**Exercise:** Write out the listing from the line with "Write the React, TypeScript" to the line with "const y1 = y.range()[1];", both lines included, exactly and nothing beyond. Leave pictures out.

==== Input material ====

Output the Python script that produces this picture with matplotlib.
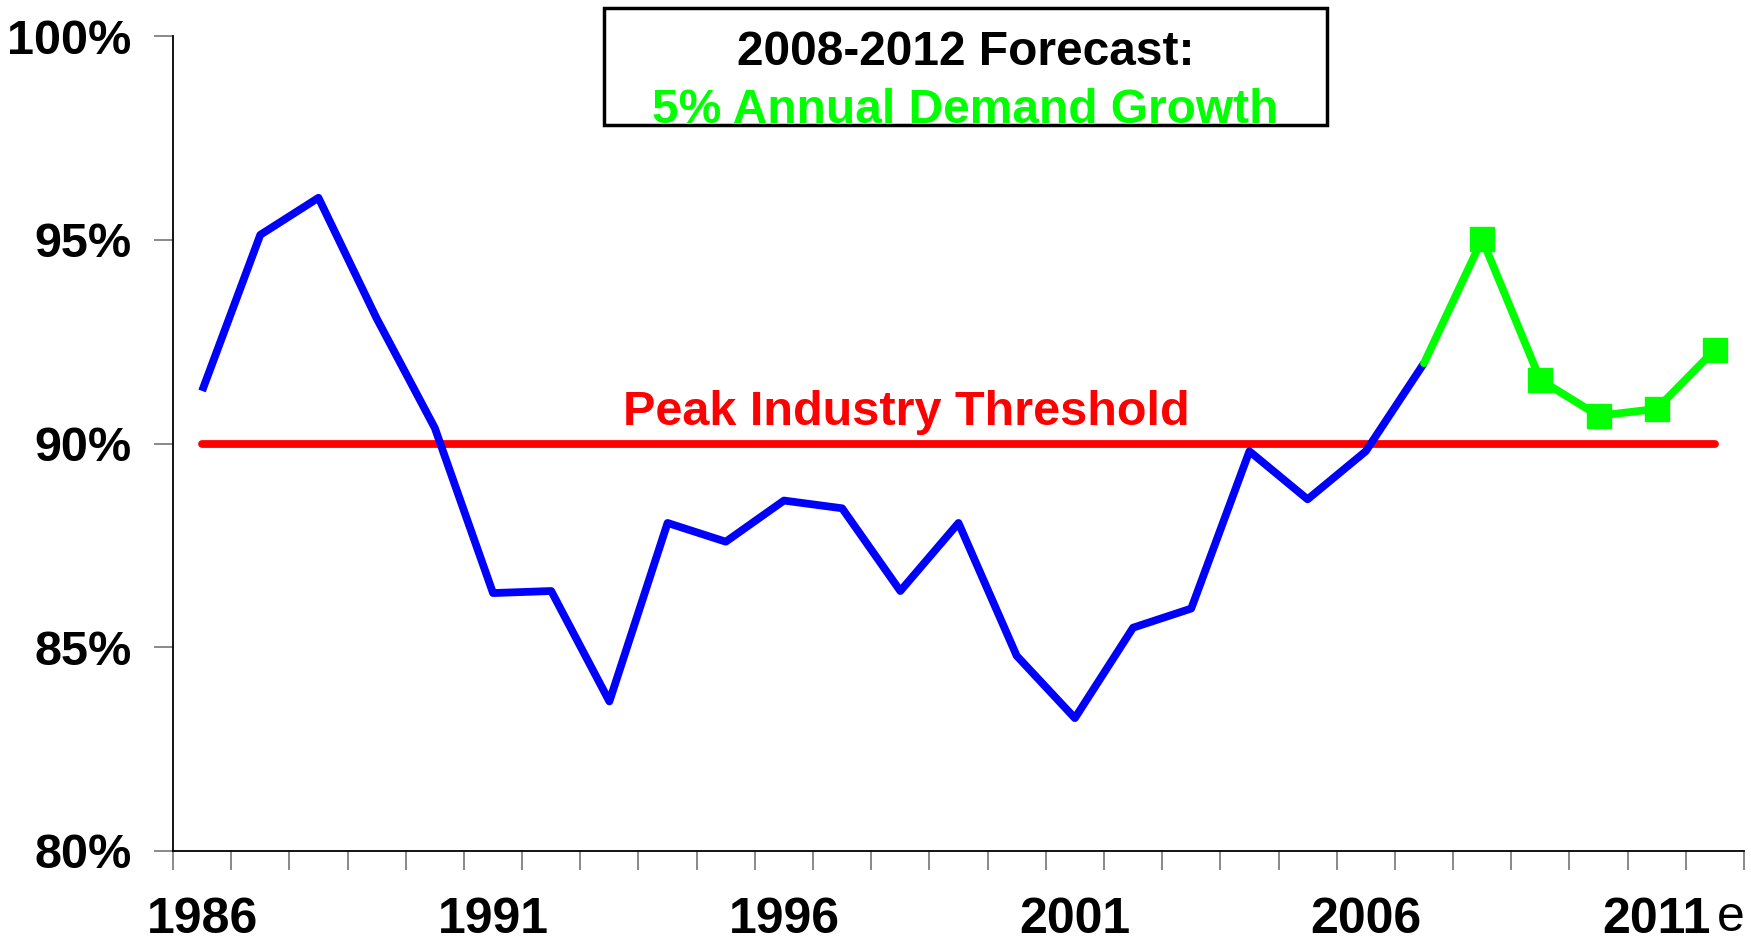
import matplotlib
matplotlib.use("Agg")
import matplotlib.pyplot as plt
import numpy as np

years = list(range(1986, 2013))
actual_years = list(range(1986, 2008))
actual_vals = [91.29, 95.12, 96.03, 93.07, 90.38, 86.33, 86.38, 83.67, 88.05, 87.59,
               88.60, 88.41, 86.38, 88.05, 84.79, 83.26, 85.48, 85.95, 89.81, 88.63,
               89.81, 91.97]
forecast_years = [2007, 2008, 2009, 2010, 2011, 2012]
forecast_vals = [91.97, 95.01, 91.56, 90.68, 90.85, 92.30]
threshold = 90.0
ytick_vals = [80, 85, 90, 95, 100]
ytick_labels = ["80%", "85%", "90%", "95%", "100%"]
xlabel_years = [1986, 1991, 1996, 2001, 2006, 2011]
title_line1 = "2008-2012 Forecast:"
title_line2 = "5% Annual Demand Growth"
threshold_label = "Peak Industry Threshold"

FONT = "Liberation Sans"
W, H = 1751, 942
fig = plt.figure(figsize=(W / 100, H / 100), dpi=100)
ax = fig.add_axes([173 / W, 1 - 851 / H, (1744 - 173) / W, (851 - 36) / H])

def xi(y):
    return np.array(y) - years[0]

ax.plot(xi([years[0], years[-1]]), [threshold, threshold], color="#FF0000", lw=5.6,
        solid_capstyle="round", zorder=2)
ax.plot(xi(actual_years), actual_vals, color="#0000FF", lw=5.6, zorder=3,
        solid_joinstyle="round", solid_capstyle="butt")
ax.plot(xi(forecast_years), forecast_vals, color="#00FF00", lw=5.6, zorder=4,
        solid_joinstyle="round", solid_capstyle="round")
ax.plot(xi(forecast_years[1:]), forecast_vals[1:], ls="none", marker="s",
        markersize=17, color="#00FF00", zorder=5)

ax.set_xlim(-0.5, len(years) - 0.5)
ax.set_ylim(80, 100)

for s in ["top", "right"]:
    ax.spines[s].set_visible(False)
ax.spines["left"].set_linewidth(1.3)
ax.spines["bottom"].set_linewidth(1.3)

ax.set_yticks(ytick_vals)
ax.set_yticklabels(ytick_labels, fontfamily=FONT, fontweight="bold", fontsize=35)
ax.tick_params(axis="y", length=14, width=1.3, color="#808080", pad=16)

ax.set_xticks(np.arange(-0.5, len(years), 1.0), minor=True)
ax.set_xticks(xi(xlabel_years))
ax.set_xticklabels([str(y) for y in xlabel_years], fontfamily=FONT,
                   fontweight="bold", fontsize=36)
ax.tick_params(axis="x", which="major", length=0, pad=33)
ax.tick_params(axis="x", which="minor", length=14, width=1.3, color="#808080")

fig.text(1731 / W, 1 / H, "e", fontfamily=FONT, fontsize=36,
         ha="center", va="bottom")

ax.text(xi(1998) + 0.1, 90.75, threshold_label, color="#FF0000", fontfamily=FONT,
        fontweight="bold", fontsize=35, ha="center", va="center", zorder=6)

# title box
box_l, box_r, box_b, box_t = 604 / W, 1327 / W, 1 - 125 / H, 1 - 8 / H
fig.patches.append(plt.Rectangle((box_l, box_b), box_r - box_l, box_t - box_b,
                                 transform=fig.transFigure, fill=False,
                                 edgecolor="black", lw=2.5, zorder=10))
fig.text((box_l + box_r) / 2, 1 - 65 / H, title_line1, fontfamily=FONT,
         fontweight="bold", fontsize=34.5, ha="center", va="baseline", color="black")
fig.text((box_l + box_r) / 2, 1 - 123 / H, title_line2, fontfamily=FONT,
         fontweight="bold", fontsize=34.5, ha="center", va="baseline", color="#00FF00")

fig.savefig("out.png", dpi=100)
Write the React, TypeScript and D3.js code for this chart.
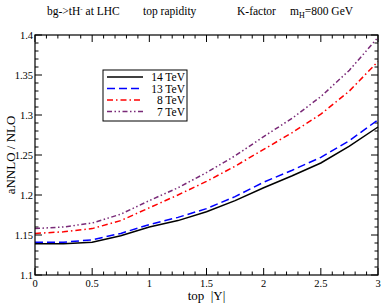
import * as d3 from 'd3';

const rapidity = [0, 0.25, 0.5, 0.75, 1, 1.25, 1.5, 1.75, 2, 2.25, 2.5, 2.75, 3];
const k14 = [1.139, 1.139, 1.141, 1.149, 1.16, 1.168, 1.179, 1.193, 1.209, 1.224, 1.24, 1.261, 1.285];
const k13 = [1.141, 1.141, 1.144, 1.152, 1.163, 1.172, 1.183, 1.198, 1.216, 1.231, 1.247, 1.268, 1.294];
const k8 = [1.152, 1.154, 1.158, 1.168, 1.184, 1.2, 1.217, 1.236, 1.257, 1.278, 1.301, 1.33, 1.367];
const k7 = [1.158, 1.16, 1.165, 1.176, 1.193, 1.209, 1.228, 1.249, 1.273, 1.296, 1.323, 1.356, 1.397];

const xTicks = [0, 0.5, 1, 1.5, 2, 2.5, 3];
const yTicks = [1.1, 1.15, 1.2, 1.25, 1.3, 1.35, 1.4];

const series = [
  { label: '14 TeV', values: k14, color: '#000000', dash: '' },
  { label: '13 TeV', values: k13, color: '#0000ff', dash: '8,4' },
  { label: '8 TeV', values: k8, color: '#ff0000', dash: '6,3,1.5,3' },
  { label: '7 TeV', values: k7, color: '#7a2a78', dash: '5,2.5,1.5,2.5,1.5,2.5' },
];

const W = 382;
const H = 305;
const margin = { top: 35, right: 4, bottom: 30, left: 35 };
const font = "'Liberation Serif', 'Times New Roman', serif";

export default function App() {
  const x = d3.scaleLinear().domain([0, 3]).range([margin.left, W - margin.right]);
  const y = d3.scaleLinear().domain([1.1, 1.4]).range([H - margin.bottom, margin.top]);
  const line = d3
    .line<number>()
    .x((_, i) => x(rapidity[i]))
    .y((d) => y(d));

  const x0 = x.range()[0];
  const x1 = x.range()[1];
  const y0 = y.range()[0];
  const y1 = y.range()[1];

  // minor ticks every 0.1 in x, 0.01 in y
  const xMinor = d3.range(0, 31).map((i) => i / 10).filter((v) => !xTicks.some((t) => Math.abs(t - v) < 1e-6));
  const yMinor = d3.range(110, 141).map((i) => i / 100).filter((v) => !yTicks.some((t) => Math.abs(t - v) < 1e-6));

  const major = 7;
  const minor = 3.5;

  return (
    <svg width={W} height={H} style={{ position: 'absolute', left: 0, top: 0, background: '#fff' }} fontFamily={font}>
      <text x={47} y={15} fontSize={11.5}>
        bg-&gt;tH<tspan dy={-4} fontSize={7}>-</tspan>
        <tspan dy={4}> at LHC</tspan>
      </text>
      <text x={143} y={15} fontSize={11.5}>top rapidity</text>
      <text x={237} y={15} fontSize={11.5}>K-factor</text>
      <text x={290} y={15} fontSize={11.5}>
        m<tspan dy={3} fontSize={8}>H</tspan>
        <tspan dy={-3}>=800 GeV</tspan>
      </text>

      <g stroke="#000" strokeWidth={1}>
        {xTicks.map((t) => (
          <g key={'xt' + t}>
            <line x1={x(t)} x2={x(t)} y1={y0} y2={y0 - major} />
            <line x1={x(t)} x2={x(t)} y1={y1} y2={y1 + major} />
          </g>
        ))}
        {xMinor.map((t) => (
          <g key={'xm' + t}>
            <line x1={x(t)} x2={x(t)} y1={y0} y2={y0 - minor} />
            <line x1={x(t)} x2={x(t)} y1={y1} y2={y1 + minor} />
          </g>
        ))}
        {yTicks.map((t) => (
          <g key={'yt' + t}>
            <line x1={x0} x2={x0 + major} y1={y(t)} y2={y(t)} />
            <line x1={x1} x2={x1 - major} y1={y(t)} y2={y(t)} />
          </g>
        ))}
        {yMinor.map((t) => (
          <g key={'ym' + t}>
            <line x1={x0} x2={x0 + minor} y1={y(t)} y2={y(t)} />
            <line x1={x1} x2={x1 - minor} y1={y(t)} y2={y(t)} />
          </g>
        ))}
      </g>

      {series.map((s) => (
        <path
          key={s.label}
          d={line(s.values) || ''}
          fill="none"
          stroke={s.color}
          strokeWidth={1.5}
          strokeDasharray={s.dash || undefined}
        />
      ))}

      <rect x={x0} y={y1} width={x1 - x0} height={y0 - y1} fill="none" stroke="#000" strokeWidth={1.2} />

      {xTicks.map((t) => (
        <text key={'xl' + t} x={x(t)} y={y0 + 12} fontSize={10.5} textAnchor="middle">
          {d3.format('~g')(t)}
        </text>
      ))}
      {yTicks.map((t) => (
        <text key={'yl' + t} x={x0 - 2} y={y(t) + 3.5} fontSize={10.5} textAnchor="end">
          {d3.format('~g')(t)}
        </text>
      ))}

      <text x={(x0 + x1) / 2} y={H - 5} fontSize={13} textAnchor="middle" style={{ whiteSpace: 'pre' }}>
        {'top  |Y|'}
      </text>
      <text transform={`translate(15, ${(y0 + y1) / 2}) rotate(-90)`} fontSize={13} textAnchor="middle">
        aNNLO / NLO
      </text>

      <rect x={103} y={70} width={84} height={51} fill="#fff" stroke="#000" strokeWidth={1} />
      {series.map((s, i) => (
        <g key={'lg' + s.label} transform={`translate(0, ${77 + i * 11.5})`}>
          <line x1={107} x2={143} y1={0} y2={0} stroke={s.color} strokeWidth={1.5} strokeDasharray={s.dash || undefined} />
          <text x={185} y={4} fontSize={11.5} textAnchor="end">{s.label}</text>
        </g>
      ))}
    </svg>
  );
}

====

**Response to the exercise:**
Write the React, TypeScript and D3.js code for this chart.
import * as d3 from 'd3';

const rapidity = [0, 0.25, 0.5, 0.75, 1, 1.25, 1.5, 1.75, 2, 2.25, 2.5, 2.75, 3];
const k14 = [1.139, 1.139, 1.141, 1.149, 1.16, 1.168, 1.179, 1.193, 1.209, 1.224, 1.24, 1.261, 1.285];
const k13 = [1.141, 1.141, 1.144, 1.152, 1.163, 1.172, 1.183, 1.198, 1.216, 1.231, 1.247, 1.268, 1.294];
const k8 = [1.152, 1.154, 1.158, 1.168, 1.184, 1.2, 1.217, 1.236, 1.257, 1.278, 1.301, 1.33, 1.367];
const k7 = [1.158, 1.16, 1.165, 1.176, 1.193, 1.209, 1.228, 1.249, 1.273, 1.296, 1.323, 1.356, 1.397];

const xTicks = [0, 0.5, 1, 1.5, 2, 2.5, 3];
const yTicks = [1.1, 1.15, 1.2, 1.25, 1.3, 1.35, 1.4];

const series = [
  { label: '14 TeV', values: k14, color: '#000000', dash: '' },
  { label: '13 TeV', values: k13, color: '#0000ff', dash: '8,4' },
  { label: '8 TeV', values: k8, color: '#ff0000', dash: '6,3,1.5,3' },
  { label: '7 TeV', values: k7, color: '#7a2a78', dash: '5,2.5,1.5,2.5,1.5,2.5' },
];

const W = 382;
const H = 305;
const margin = { top: 35, right: 4, bottom: 30, left: 35 };
const font = "'Liberation Serif', 'Times New Roman', serif";

export default function App() {
  const x = d3.scaleLinear().domain([0, 3]).range([margin.left, W - margin.right]);
  const y = d3.scaleLinear().domain([1.1, 1.4]).range([H - margin.bottom, margin.top]);
  const line = d3
    .line<number>()
    .x((_, i) => x(rapidity[i]))
    .y((d) => y(d));

  const x0 = x.range()[0];
  const x1 = x.range()[1];
  const y0 = y.range()[0];
  const y1 = y.range()[1];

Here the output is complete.